**Dataset excerpts**
+++
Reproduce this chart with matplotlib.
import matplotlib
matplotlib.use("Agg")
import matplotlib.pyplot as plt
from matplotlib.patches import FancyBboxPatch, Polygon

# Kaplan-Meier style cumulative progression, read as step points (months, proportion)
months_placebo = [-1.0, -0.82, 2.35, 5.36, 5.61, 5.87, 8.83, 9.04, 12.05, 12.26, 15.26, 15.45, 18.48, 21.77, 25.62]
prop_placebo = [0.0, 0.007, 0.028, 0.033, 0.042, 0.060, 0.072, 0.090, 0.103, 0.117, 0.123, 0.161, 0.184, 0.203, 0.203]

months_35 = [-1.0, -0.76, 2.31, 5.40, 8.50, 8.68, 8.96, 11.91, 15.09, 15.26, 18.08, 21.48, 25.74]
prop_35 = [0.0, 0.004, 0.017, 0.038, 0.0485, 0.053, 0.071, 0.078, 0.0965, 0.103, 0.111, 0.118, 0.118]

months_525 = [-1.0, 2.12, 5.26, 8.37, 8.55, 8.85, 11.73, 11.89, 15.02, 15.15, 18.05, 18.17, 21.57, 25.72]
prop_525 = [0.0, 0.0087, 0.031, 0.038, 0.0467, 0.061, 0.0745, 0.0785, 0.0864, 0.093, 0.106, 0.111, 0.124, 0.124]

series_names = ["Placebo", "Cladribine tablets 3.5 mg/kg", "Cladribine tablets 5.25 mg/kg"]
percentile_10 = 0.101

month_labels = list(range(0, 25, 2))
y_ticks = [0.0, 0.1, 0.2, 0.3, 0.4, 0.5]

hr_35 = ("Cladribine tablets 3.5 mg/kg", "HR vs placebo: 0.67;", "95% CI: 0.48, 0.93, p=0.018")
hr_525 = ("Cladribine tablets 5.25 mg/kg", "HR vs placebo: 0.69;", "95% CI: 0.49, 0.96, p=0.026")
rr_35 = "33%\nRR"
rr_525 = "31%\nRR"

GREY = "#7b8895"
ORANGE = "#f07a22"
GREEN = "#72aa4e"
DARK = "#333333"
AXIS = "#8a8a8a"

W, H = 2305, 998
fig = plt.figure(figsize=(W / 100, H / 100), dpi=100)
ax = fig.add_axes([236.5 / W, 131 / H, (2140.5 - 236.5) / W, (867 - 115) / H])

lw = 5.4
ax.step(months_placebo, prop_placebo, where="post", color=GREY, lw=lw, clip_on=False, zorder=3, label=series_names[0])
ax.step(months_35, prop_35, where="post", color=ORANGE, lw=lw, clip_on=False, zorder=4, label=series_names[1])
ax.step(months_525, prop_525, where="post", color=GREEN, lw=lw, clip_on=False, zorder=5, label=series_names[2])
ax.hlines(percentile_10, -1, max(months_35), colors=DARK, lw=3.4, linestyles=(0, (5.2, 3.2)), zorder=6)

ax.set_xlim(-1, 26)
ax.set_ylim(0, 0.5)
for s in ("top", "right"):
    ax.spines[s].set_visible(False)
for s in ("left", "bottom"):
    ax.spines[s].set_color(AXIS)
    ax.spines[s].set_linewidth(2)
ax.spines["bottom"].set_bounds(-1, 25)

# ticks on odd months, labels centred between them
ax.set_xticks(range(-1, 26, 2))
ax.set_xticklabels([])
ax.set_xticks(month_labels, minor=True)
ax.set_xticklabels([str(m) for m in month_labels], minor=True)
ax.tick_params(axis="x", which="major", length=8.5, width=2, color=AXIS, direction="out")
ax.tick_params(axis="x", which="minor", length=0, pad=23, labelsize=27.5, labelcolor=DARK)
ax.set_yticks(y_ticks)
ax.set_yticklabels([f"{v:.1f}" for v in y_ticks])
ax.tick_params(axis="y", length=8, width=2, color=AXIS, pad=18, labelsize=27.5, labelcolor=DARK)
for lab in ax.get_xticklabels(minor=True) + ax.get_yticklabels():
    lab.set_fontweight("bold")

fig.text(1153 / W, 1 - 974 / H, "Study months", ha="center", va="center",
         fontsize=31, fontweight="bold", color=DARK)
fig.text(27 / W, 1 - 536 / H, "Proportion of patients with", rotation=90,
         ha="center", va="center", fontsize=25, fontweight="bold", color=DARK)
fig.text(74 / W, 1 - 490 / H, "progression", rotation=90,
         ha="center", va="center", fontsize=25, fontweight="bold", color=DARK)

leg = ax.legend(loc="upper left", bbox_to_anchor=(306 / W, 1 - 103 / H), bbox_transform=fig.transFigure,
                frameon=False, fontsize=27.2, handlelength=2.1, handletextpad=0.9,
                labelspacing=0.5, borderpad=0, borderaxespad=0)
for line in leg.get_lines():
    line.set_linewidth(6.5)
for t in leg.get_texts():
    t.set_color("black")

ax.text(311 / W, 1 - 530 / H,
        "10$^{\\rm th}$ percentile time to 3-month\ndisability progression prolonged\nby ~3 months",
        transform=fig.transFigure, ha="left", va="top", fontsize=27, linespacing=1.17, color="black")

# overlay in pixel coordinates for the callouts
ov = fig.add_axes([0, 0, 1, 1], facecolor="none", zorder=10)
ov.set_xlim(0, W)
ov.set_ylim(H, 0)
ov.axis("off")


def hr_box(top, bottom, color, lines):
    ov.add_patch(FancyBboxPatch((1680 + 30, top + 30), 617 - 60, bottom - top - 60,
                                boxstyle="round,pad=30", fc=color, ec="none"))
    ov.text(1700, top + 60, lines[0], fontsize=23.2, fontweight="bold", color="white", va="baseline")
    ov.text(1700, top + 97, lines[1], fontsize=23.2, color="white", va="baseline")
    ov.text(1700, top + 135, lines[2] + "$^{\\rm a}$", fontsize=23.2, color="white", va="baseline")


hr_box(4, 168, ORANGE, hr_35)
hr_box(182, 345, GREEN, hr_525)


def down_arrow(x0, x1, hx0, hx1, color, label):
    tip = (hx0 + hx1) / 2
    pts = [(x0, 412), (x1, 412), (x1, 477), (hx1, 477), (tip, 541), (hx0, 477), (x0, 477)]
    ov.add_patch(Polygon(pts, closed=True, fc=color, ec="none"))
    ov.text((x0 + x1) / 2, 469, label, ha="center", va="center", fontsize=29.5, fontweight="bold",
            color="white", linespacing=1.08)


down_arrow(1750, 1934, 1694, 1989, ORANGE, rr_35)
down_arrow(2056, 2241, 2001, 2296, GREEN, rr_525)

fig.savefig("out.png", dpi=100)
+++
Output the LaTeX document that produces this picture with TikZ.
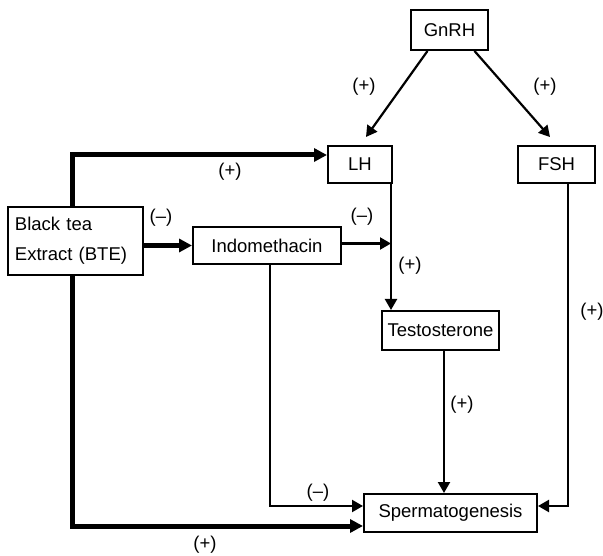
+++
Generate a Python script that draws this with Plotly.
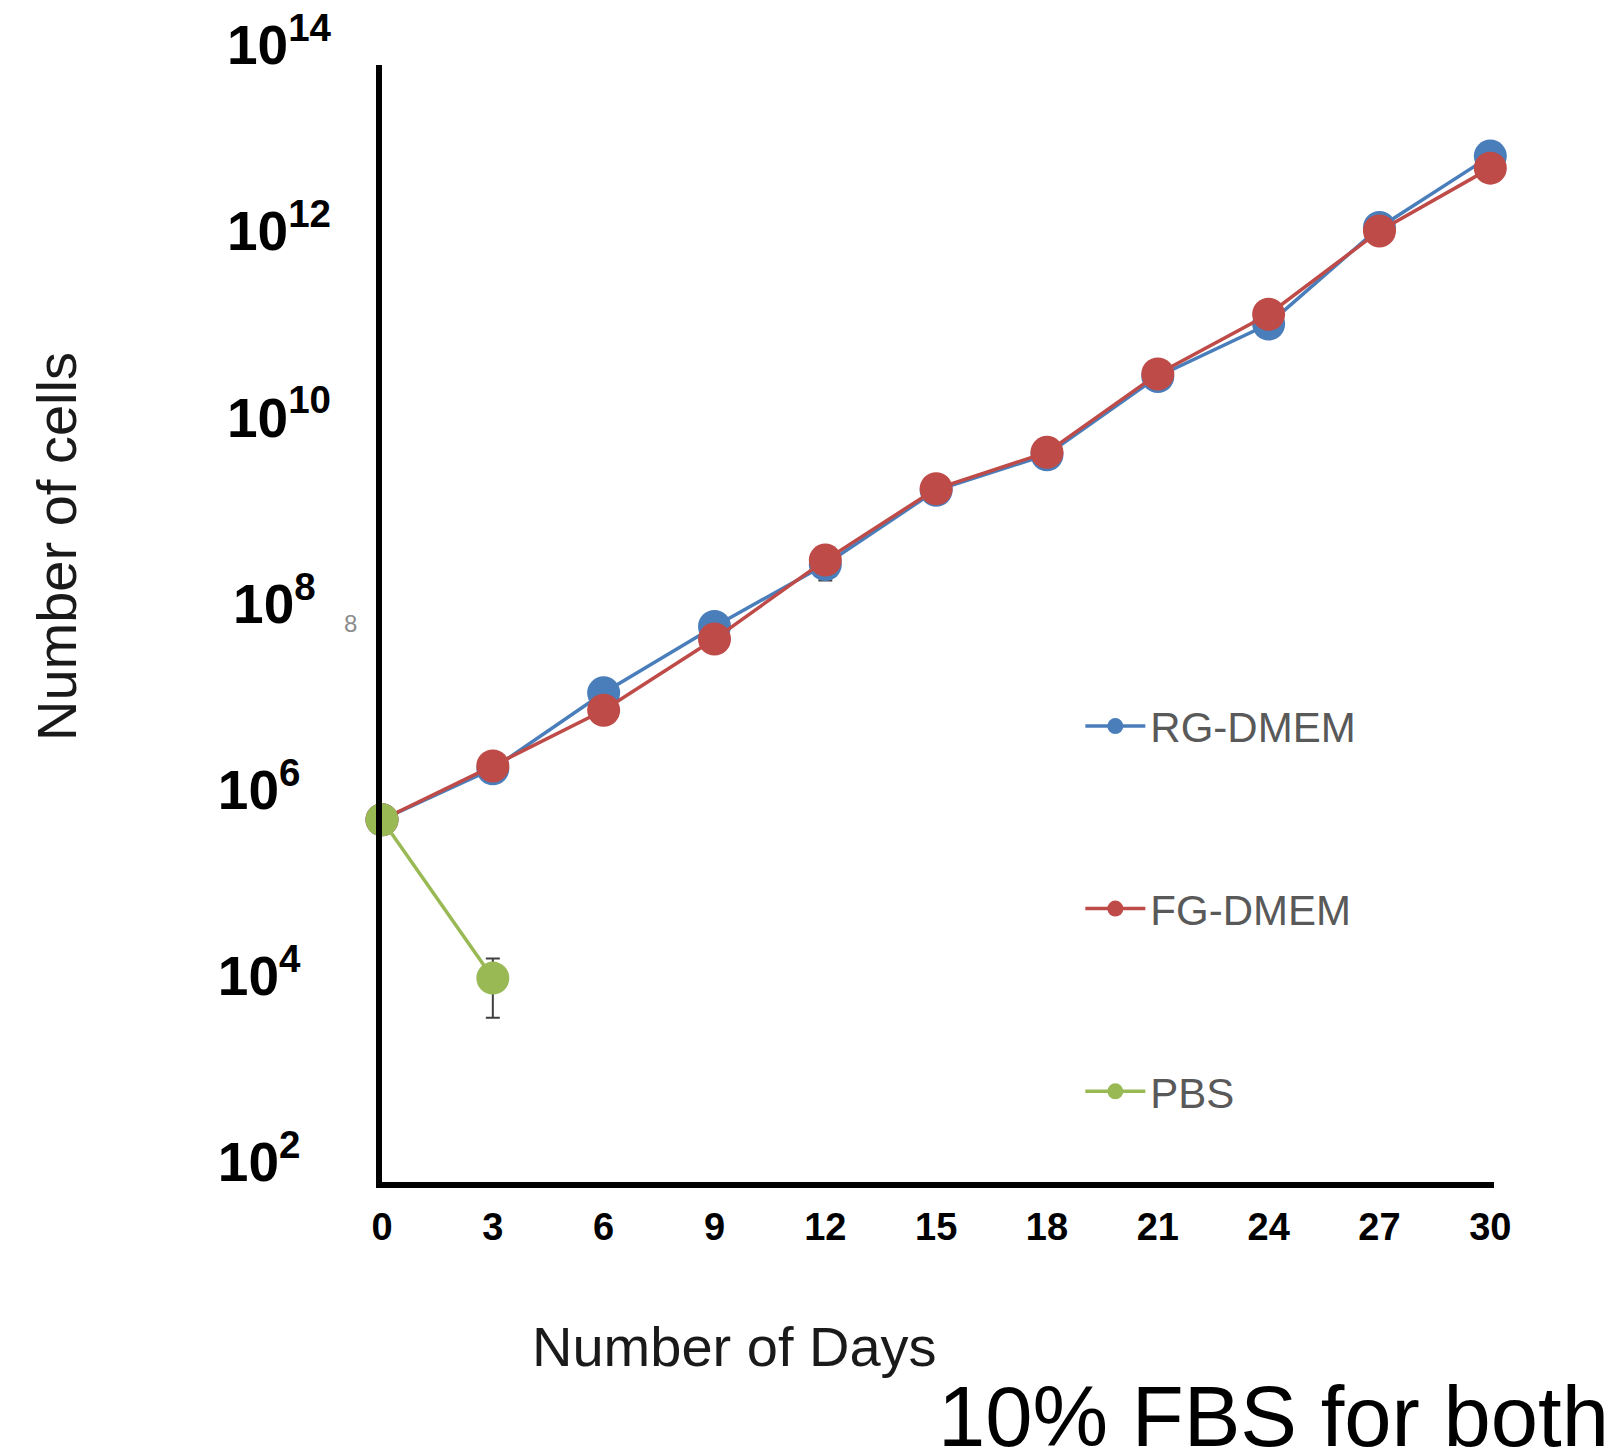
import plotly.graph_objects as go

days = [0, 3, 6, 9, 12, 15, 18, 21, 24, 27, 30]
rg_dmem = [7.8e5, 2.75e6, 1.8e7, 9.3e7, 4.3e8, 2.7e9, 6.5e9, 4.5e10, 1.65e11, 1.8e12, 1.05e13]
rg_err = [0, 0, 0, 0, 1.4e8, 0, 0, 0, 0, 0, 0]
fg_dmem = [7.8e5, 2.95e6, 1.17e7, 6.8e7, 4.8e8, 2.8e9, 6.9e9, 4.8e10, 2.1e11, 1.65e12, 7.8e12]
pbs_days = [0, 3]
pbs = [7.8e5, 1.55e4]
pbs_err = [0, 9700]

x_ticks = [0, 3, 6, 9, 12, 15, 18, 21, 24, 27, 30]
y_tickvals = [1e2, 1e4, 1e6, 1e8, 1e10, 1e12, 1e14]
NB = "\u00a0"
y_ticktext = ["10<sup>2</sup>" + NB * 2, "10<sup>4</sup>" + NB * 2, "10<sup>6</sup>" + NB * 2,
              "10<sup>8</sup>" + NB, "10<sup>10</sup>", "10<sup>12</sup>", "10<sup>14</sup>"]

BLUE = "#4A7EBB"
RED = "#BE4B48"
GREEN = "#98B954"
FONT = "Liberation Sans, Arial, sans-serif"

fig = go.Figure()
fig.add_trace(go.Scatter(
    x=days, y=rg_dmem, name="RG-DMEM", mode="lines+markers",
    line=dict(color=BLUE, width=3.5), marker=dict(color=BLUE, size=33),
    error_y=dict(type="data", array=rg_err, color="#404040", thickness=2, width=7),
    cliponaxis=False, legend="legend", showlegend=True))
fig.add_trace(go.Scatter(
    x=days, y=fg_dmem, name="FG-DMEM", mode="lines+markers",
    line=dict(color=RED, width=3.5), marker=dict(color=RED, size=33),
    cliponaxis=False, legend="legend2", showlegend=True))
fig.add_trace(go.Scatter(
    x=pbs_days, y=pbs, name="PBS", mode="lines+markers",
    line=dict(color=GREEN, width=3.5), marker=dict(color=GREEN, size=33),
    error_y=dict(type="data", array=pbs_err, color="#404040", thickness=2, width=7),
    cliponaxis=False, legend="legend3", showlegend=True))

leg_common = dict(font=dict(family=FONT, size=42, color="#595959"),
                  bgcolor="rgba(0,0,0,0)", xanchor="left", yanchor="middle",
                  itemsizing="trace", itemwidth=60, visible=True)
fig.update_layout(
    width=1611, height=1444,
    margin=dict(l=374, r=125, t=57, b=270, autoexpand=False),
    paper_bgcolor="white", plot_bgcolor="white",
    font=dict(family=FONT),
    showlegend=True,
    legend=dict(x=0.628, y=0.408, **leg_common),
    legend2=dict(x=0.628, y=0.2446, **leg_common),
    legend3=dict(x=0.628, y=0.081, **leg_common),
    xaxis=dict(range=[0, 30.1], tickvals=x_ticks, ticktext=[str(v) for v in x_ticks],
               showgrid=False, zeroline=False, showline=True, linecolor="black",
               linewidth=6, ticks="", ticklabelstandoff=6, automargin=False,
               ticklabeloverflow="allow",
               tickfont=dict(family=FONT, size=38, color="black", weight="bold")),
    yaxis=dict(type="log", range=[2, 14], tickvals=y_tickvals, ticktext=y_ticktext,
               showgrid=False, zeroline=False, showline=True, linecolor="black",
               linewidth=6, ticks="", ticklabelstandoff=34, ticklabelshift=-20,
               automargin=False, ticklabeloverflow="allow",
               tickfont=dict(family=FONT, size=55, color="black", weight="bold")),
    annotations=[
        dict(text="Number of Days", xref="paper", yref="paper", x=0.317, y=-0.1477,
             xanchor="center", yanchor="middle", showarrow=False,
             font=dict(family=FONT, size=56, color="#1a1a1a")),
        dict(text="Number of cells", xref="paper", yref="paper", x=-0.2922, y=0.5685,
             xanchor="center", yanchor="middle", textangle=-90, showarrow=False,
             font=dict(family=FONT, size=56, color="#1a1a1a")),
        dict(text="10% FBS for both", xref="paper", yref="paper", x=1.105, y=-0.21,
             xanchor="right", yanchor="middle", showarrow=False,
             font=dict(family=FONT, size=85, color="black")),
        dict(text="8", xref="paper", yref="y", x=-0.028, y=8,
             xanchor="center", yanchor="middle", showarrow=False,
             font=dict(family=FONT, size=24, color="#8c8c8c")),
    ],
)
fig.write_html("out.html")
+++
**Work to be completed**
Each line from the line containing "Reproduce this chart with matplotlib." through the line containing "ax = fig.add_axes([236.5" is to be transcribed exactly, and no other line.

**Answer to this exercise**
Reproduce this chart with matplotlib.
import matplotlib
matplotlib.use("Agg")
import matplotlib.pyplot as plt
from matplotlib.patches import FancyBboxPatch, Polygon

# Kaplan-Meier style cumulative progression, read as step points (months, proportion)
months_placebo = [-1.0, -0.82, 2.35, 5.36, 5.61, 5.87, 8.83, 9.04, 12.05, 12.26, 15.26, 15.45, 18.48, 21.77, 25.62]
prop_placebo = [0.0, 0.007, 0.028, 0.033, 0.042, 0.060, 0.072, 0.090, 0.103, 0.117, 0.123, 0.161, 0.184, 0.203, 0.203]

months_35 = [-1.0, -0.76, 2.31, 5.40, 8.50, 8.68, 8.96, 11.91, 15.09, 15.26, 18.08, 21.48, 25.74]
prop_35 = [0.0, 0.004, 0.017, 0.038, 0.0485, 0.053, 0.071, 0.078, 0.0965, 0.103, 0.111, 0.118, 0.118]

months_525 = [-1.0, 2.12, 5.26, 8.37, 8.55, 8.85, 11.73, 11.89, 15.02, 15.15, 18.05, 18.17, 21.57, 25.72]
prop_525 = [0.0, 0.0087, 0.031, 0.038, 0.0467, 0.061, 0.0745, 0.0785, 0.0864, 0.093, 0.106, 0.111, 0.124, 0.124]

series_names = ["Placebo", "Cladribine tablets 3.5 mg/kg", "Cladribine tablets 5.25 mg/kg"]
percentile_10 = 0.101

month_labels = list(range(0, 25, 2))
y_ticks = [0.0, 0.1, 0.2, 0.3, 0.4, 0.5]

hr_35 = ("Cladribine tablets 3.5 mg/kg", "HR vs placebo: 0.67;", "95% CI: 0.48, 0.93, p=0.018")
hr_525 = ("Cladribine tablets 5.25 mg/kg", "HR vs placebo: 0.69;", "95% CI: 0.49, 0.96, p=0.026")
rr_35 = "33%\nRR"
rr_525 = "31%\nRR"

GREY = "#7b8895"
ORANGE = "#f07a22"
GREEN = "#72aa4e"
DARK = "#333333"
AXIS = "#8a8a8a"

W, H = 2305, 998
fig = plt.figure(figsize=(W / 100, H / 100), dpi=100)
ax = fig.add_axes([236.5 / W, 131 / H, (2140.5 - 236.5) / W, (867 - 115) / H])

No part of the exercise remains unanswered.